Seven ways to help children cope with anxiety
Expressing emotions
Allow children to identify and express their emotions. Patience is the key here. Teach children to recognise their feelings and face them, not to ignore them or escape from them. For instance, a boy must be given the freedom to cry and a girl must be allowed to feel emotional pain on being rejected. Being a supportive caregiver, it is essential to give children the space they need to express themselves fully. It is best to become a witness and not to interfere in the process. Ask children to explain their feelings to you and ask them what they would like to do to cope better with the situation. Just listen supportively and make yourself available to them if they need your inputs. Don’t preach at them.
Mindfulness
Encourage an anxious child to be in the present moment. Teach them to be more mindful of the present and to appreciate things in the environment. Encourage them to focus on the positive things and to be grateful for them.
Compassion
Teach them to be more compassionate and forgiving. When a child complains about something a sibling or another child has done, help them differentiate the person from their behaviour. Tell them that just because their friend did something they did not like, it does not make them bad people. Help them to see the difference. This helps children become more tolerant of others and become compassionate adults.
Lead by example
Children model the behavior of their parents and teachers. If they see parents becoming anxious during times of stress at home and see their teacher behave the same way at school it reinforces a belief that this is considered as “normal” behaviour during times of stress. Hence, staying calm during times of stress will teach children to become more resilient to everyday stressors and they will cope better during testing times.
“What if?” thinking
“What if I fail in my exam, then my parents will scold me, my friends will laugh at me, my teachers will be disappointed with me…” These are examples of dialogues a child has internally. Many children think of impending danger and create negative scenarios of the future in their minds. If this type of thinking is not corrected early on, it can become a habit, restricting children from enjoying their childhood.

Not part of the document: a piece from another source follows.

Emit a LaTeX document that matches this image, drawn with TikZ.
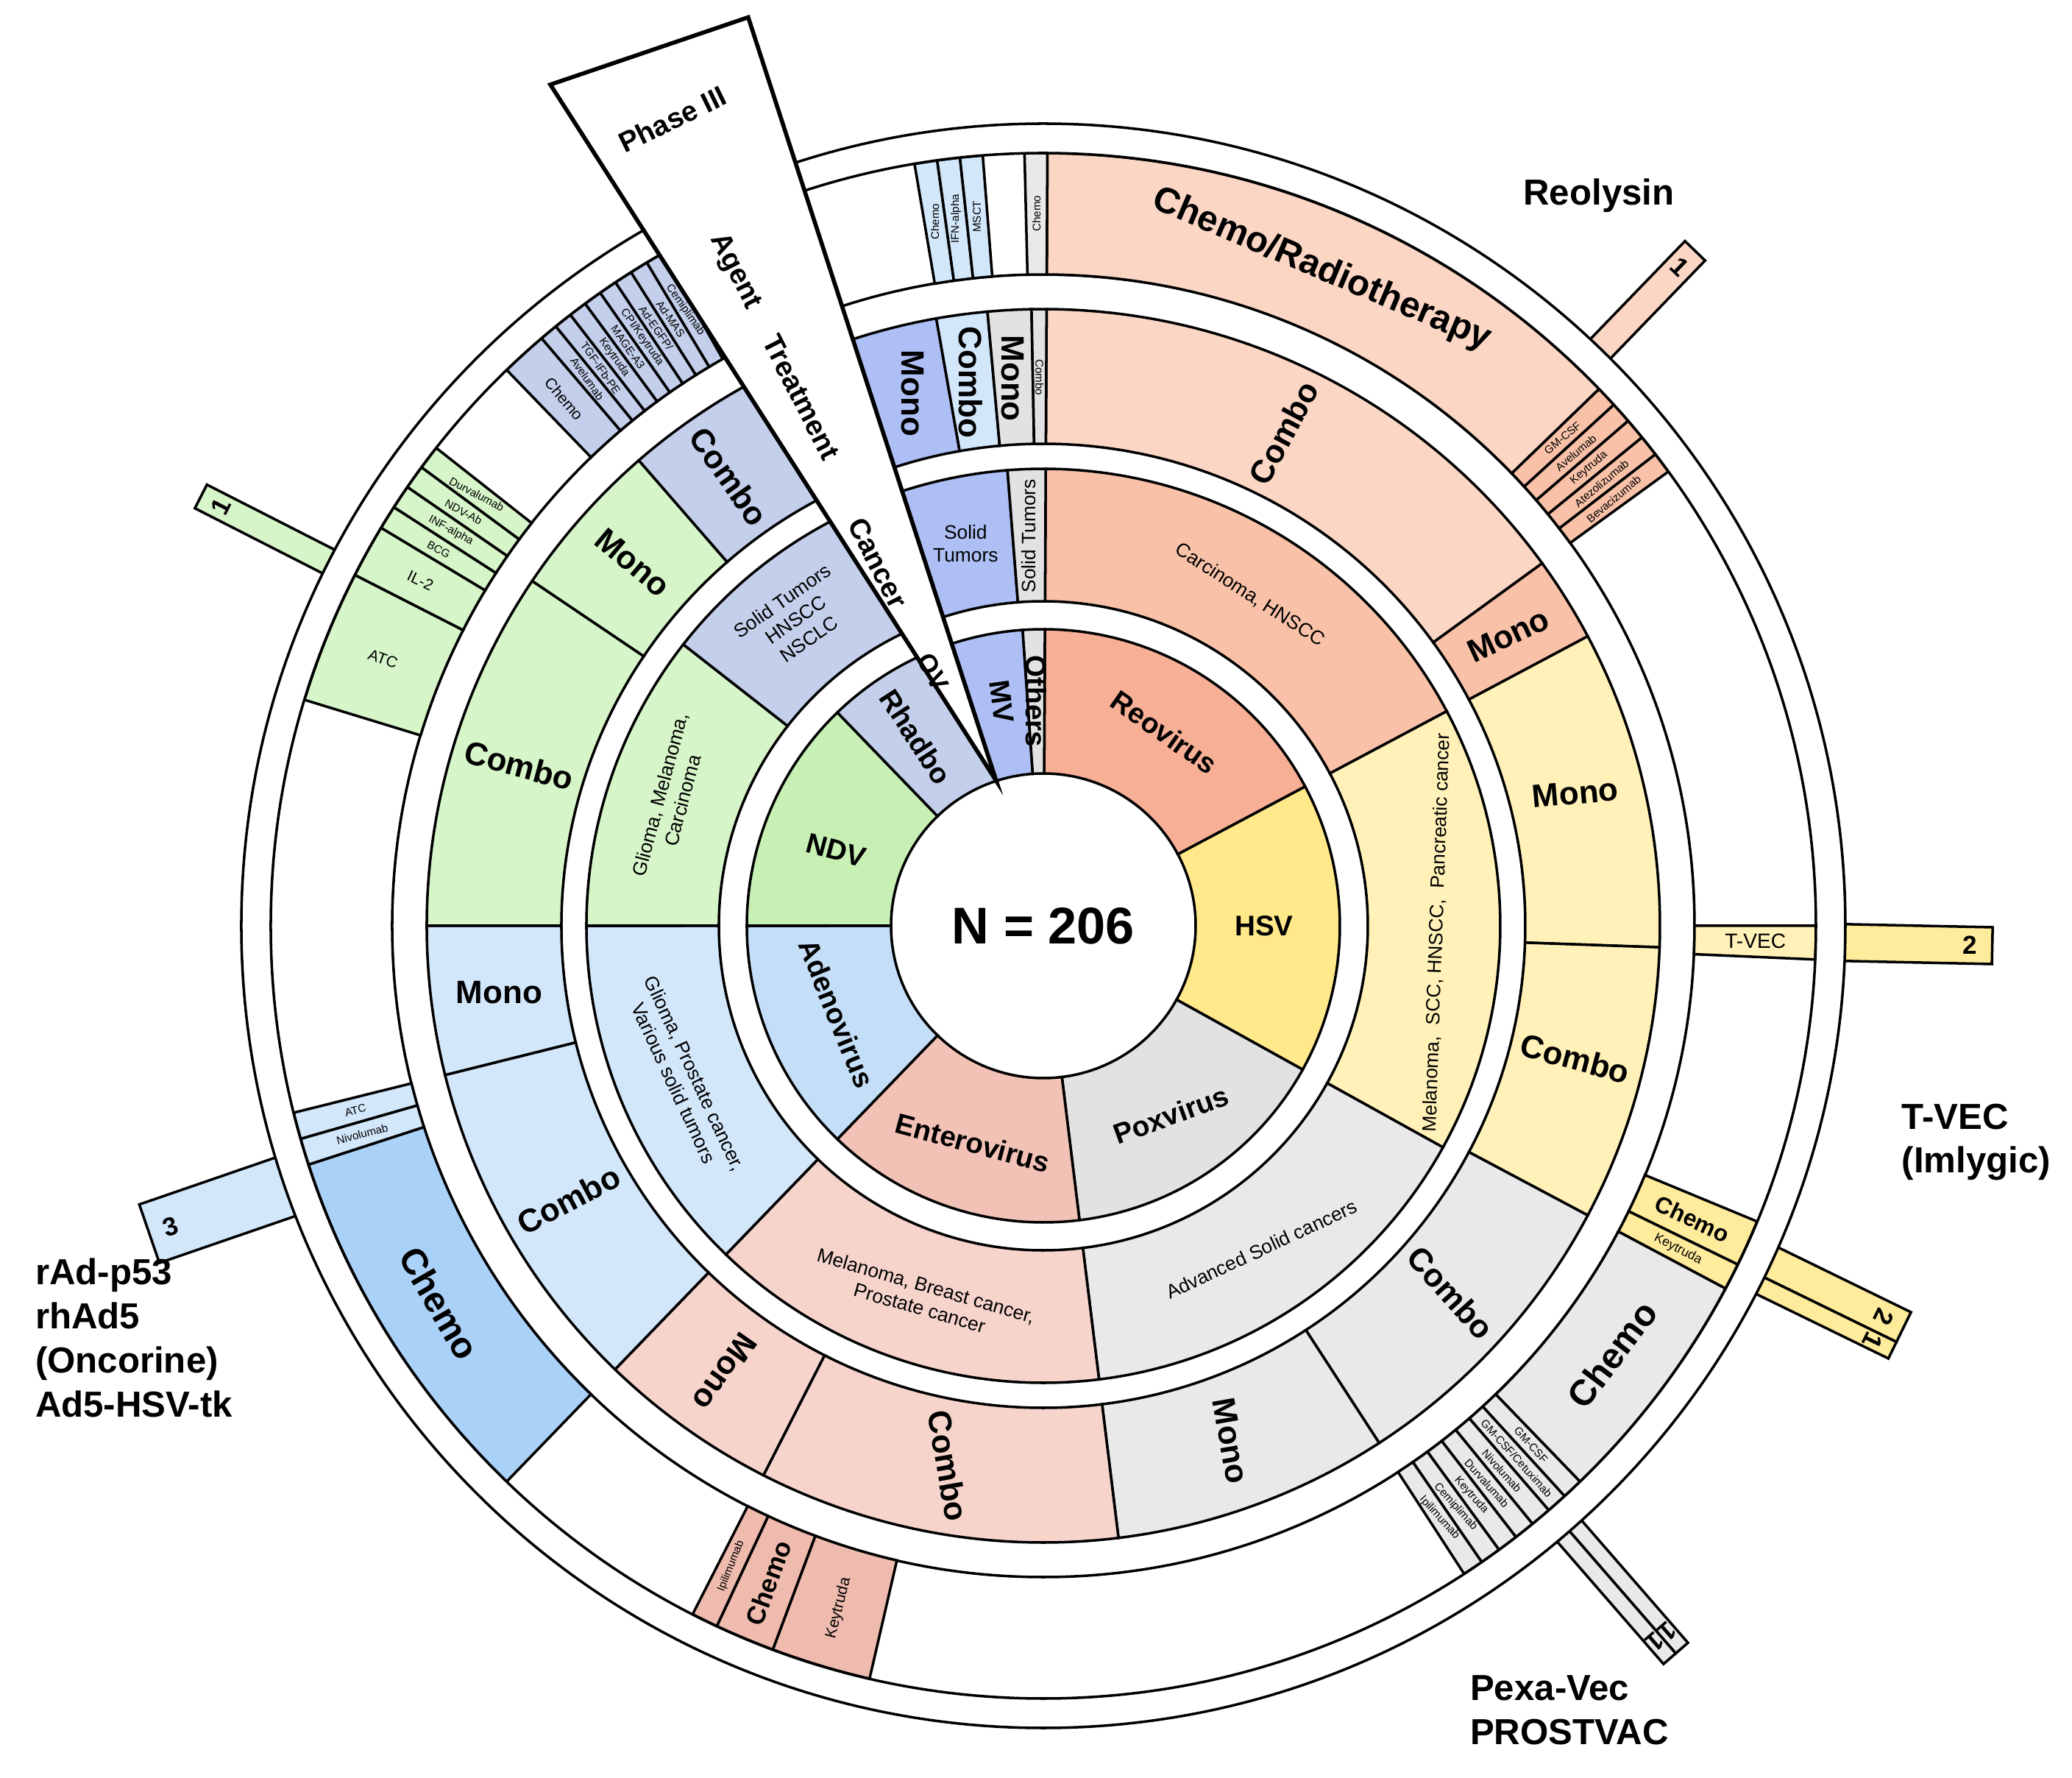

It is important to help children focus on the present and to help them realise that they are mentally living in the future, which is unhelpful.
If the child has given his best and still was unable to pass an exam, it is important for parents and teachers to be supportive to the child. Help the child to look at the bigger picture.
Tell them to focus on the lessons learnt from the failure and to rectify them if possible, so that they don’t repeat the same mistakes again.
If the child is not responsible with his studies, then it is important for parents to teach children the importance of “actions” and of facing “consequences” in a loving way. An example would be, “If you spend more time watching TV and not studying for your exam, then it can impact your exam results. I just want to see you successful and happy in life; I am here if you need my help. I am proud to see you put in the efforts you do with your studies.” These are all statements of encouragement and will help strengthen your bond with your child and they will learn to take responsibility for their actions from a young age. It is important to teach children to be self-reliant from a young age.
Stop instilling fear
“Don’t go close to the street dog, he might bite you”; “Quickly finish your breakfast else your Dad will become angry”; “Go to sleep now or else the monster will come”.
Many parents and teachers teach discipline by warning children of the negative consequences of their behaviour. This creates fear within the child. The outcome is likely to be a child that is timid and may develop anxiety disorders.
Teach self-love
Encourage children to love who they are. Often talk about their strengths and keep telling them how proud you are of them. Ask them what they like about themselves the most. Highlight their strengths. Children are motivated by love. If they know that you genuinely care for them with love and understanding, then they are likely to reciprocate this love and care. They will become more resilient when faced with challenges in life.